By PAUL NEWBERRY
AP National Writer
NEW YORK (AP) - This should be a time to celebrate the Sport of Kings.
Instead, the latest quest for a Triple Crown has exposed the warts of a tarnished monarchy.
It's hard to get fired up about I'll Have Another's bid to join the most exclusive of clubs, not when he's trained by a guy whose nickname is "Drug" and who recently earned a 45-day suspension that will start a few weeks after the horses cross the finish line in Saturday's Belmont Stakes.
It's tough to feel cuddly about the chestnut colt with the catchy name and heart of a champion, not when the stable where he and his rivals are housed has been transformed into an equine gulag, surrounded by iron barriers and watched over 24-7 in a desperate but pathetic-looking attempt to prove everything is on the up-and-up.
Even if I'll Have Another becomes the first Triple Crown winner in 34 years, don't expect someone to make a movie along the lines of "Seabiscuit" or "Secretariat."
A victory will surely be met with some degree of suspicion and finger-pointing.
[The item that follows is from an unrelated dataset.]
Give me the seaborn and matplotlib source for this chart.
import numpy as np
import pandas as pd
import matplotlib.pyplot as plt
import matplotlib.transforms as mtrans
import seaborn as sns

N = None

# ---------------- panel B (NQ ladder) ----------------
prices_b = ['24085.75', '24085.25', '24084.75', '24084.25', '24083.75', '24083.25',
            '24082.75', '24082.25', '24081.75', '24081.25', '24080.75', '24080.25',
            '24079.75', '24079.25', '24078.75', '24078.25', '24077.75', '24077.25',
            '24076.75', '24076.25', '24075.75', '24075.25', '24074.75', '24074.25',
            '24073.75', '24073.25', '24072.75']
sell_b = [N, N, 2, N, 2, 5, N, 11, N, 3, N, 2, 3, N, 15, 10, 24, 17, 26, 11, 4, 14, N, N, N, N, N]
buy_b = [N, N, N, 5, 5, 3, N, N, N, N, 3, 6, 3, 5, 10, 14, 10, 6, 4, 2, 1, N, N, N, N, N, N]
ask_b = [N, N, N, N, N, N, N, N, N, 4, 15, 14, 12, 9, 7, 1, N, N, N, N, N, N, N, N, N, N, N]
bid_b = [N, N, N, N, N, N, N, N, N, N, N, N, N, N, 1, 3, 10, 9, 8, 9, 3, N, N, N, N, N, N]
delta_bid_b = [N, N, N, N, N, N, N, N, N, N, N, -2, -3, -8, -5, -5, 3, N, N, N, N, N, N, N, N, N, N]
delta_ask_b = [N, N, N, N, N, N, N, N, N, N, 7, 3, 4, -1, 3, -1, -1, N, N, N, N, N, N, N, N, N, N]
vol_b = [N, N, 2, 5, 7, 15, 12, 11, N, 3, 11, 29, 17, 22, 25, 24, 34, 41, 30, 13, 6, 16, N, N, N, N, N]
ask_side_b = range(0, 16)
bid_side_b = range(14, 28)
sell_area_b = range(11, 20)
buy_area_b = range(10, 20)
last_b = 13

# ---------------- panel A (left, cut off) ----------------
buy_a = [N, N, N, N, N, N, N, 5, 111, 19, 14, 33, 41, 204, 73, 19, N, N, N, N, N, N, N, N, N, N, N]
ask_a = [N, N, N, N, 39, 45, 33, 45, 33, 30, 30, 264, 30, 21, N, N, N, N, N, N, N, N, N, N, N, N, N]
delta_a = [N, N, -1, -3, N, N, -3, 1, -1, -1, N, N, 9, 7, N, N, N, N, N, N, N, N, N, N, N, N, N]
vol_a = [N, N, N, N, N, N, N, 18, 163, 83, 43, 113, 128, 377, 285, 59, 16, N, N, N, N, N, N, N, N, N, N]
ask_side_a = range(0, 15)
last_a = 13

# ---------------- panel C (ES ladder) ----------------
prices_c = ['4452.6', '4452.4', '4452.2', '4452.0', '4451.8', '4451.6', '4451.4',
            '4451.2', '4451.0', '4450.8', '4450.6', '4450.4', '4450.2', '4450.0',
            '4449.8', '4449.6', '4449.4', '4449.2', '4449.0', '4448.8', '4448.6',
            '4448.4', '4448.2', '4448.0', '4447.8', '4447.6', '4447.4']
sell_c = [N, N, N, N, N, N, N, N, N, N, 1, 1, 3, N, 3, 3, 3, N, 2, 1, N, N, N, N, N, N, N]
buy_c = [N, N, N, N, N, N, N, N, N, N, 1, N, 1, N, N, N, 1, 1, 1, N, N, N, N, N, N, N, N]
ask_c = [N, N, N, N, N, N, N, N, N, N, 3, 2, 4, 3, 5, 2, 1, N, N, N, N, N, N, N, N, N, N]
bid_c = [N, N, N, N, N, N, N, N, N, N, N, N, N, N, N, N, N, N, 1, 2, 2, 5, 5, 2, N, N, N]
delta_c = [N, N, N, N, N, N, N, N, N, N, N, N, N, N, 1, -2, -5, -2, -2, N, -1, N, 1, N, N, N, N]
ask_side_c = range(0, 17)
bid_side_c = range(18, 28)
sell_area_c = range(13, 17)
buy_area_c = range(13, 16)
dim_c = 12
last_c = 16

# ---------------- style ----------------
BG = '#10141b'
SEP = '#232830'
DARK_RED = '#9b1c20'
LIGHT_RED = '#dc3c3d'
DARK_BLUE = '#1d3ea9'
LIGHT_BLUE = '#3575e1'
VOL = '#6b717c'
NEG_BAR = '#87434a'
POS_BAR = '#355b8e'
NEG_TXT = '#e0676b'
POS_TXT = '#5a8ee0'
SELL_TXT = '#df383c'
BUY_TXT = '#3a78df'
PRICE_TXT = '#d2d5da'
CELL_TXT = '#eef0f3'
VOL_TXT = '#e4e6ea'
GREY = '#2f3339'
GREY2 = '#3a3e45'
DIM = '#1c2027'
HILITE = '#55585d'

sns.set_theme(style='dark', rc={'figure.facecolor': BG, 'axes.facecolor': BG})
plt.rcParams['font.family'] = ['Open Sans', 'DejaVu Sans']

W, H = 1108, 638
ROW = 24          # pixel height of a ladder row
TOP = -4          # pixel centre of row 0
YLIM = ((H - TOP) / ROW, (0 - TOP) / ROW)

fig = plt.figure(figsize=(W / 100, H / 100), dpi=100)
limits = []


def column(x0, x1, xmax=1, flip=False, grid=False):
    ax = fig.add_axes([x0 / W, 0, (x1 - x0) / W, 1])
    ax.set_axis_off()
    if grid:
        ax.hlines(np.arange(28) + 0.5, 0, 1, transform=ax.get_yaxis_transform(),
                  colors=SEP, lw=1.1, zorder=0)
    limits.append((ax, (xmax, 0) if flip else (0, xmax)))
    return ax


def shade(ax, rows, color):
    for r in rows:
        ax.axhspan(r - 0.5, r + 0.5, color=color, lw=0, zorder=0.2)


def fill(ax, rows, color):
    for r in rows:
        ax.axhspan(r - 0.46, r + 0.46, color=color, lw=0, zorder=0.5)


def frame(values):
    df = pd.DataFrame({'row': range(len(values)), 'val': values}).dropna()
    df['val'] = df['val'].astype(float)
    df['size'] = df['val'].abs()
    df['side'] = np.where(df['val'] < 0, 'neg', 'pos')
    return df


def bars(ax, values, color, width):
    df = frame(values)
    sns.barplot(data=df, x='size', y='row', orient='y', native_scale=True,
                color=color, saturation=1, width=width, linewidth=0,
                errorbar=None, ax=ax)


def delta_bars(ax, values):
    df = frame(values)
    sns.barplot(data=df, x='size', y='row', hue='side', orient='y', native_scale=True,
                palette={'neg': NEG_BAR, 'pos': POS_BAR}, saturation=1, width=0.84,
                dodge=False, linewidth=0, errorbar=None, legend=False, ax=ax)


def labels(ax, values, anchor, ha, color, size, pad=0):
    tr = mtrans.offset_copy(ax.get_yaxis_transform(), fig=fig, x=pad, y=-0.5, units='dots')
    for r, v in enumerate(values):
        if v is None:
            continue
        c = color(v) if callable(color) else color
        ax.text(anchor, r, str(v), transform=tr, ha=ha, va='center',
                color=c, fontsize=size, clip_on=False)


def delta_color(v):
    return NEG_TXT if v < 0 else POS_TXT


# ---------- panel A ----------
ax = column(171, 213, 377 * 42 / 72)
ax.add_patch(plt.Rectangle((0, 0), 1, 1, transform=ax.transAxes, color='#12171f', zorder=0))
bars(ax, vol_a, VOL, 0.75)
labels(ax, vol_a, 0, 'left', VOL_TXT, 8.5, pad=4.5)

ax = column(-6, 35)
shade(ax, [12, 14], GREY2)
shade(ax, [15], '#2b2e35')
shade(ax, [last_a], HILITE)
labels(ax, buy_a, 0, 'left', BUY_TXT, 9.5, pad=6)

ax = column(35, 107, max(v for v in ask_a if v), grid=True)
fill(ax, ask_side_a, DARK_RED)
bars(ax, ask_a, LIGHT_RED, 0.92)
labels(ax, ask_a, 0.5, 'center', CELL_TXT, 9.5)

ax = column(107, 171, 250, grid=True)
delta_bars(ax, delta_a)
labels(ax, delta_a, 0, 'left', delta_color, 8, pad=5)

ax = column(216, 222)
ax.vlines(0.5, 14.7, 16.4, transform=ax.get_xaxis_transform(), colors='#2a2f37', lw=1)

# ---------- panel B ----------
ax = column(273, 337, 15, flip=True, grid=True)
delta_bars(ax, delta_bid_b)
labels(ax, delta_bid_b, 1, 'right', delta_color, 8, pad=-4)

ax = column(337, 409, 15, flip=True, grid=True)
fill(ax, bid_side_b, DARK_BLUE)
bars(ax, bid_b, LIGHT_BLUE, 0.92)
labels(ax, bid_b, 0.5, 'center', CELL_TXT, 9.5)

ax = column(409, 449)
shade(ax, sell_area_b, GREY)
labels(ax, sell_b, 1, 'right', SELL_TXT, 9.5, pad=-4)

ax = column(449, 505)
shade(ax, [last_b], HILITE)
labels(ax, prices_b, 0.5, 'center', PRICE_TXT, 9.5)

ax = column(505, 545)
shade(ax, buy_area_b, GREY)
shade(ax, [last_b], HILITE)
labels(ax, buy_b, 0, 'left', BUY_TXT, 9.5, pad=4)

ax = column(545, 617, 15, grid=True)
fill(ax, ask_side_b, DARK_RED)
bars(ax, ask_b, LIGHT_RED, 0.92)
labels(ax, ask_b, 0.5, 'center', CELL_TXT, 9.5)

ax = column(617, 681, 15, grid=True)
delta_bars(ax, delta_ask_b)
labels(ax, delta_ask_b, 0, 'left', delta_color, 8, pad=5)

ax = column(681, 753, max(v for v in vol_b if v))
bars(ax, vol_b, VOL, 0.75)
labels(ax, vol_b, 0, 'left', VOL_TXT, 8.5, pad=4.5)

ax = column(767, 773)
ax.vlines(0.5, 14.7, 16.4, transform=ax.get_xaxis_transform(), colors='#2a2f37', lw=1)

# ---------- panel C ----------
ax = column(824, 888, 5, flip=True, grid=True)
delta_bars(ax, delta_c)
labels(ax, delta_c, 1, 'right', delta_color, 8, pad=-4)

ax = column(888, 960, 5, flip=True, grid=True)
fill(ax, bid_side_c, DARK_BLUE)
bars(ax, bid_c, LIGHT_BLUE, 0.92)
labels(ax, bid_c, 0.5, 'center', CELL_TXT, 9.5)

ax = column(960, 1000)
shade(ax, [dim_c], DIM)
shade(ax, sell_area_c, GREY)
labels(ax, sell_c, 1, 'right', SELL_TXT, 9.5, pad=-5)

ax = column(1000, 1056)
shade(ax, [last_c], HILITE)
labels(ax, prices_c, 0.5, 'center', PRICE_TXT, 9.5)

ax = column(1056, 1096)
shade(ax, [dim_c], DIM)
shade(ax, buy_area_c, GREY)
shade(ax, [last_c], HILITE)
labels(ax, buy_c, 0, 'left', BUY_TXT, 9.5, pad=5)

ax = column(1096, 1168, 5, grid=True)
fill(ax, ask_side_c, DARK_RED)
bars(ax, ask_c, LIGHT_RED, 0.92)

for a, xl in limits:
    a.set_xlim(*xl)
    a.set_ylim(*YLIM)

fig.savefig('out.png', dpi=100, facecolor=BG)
For that matter, a loss would probably bring the same reaction. There's little chance of spinning this into some sort of defining moment that lifts horse racing back to a place of sporting prominence, rather than the three-days-out-of-the-year sideshow it has become.
"This should be a warm, fuzzy, feel-good story," said longtime trainer D. Wayne Lukas, whose horses have won the Kentucky Derby, Preakness and Belmont Stakes a total of 13 times. "Instead, we've got something else."
Lukas was relaxing in the sprawling complex of barns at Belmont Park on Thursday morning, watching over a lesser-known horse who whacked him in the head a couple of days earlier. There was a nasty gash across his forehead, which required three layers of stitches and the delicate touch of a plastic surgeon. His left eye had turned black, and he was still trying to shake a throbbing headache.
"The story line is not that we've got a special horse trying to do something that would be significant in racing," Lukas said. "We've got that sidebar of the medication issues and the trainer and all that. It's unfortunate we have to deal with that."
The trainer in question, Doug O'Neill, has introduced us all to the term "milkshaking" _ and, no, this version has nothing to do with ice cream. Four times in his career, the 44-year-old has been cited for having horses with elevated levels of total carbon dioxide, which is supposed to reduce fatigue and is usually associated with a banned mixture of bicarbonate of soda, sugar and electrolytes.
O'Neill says he's done nothing wrong, and he's been quite good-natured in his dealings with the media despite all the extra scrutiny. He even shrugged off his unfortunate nickname.
"Not good, but it just happens that my name rhymes with that," O'Neill said. "I know at the end of the day I love my horses and I take great care of my horses."
That said, there's little doubt New York racing officials had O'Neill in mind when they hastily set up a "detention barn" for the dozen horses entered in the Belmont Stakes. In past years, the horses were spread out at barns around the park. Now, they're all together, sequestered and guarded, their every move checked and double-checked.
"We don't like it," trainer Bob Baffert grumbled. "It's an inconvenience. You're supposed to have fun."
Everyone who enters the barn has to sign in. Every product that is used to care for a horse must be inspected _ right down to the shampoo.
"The security barn over there is a complete circus," Lukas said, glancing derisively in that direction. "Obviously, it was created by people who aren't familiar with horses. We're going through a lot of things that are unnecessary here. There was a way to do it if they wanted to increase security. Just go wherever the horse is stabled and put security people in front of them. But putting them all in one barn? Those horses are not resting well. It could actually be counterproductive to some of them."
He was especially perturbed about some of the more vigilant measures. When Lukas entered the barn to deliver an evening meal to his horse, Optimizer, he was challenged about what was in the feed. The guard wanted him to go get the bags he used and mix them right on the spot. Lukas flatly refused.